La filière plaide également pour une relance du transport fluvial, comme l'illustre le dossier du canal Seine-Nord Europe. Rappelons que l'Hexagone comptabilise 8.500 km de voies navigables, soit le quart du réseau fluvial européen, mais que le fret qui y est associé ne représente que 2% du transport de marchandises. Dans le même ordre d'idées, les ports et aéroports jouent un rôle d'interconnexion prépondérant, et doivent à ce titre mobiliser les investissements - 200 millions de passagers ont fréquenté les aéroports français en 2018, tandis que 368 millions de tonnes de marchandises ont transité par les ports de l'Hexagone. De même, la régénération des 28.000 km de lignes ferrées dites classiques et des 2.590 km de LGV (lignes à grande vitesse) doit répondre aux problématiques de sécurité et de développement économique.
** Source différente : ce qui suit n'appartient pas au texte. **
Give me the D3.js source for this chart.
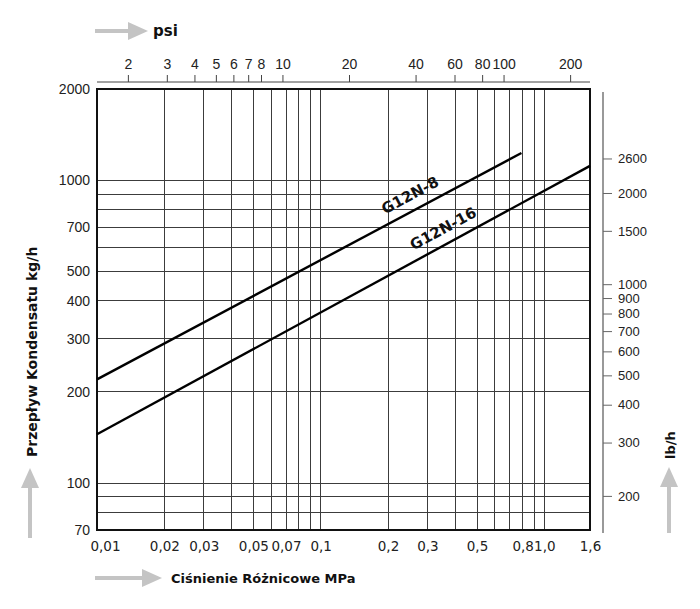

Face à la multiplication des évènements climatiques violents, les professionnels des TP mettent par ailleurs en avant leurs compétences en génie écologique, comme la construction de digues, et en travaux électriques, que ce soit pour le déploiement des bornes de recharge pour véhicules électriques ou pour les éclairages publics performants. Enfin, la modernisation du réseau d'eau potable est régulièrement demandée par le secteur, qui dénonce des fuites massives : 1 litre sur 5 se perd dans la nature.

 

Partant de là, la FNTP liste les 10 "bonnes raisons" d'investir dans les infrastructures : "construire un monde plus respectueux de l'environnement ; renforcer la sécurité et la fiabilité des réseaux ; réveiller les opportunités de développement ; créer du lien dans les territoires ; se déplacer autrement ; connecter les Français au monde numérique ; concevoir les territoires de demain ; apporter les meilleures solutions partout ; former et employer dans les territoires ; et enfin proposer de véritables carrières professionnelles". Autant dire que la filière a encore de quoi s'occuper.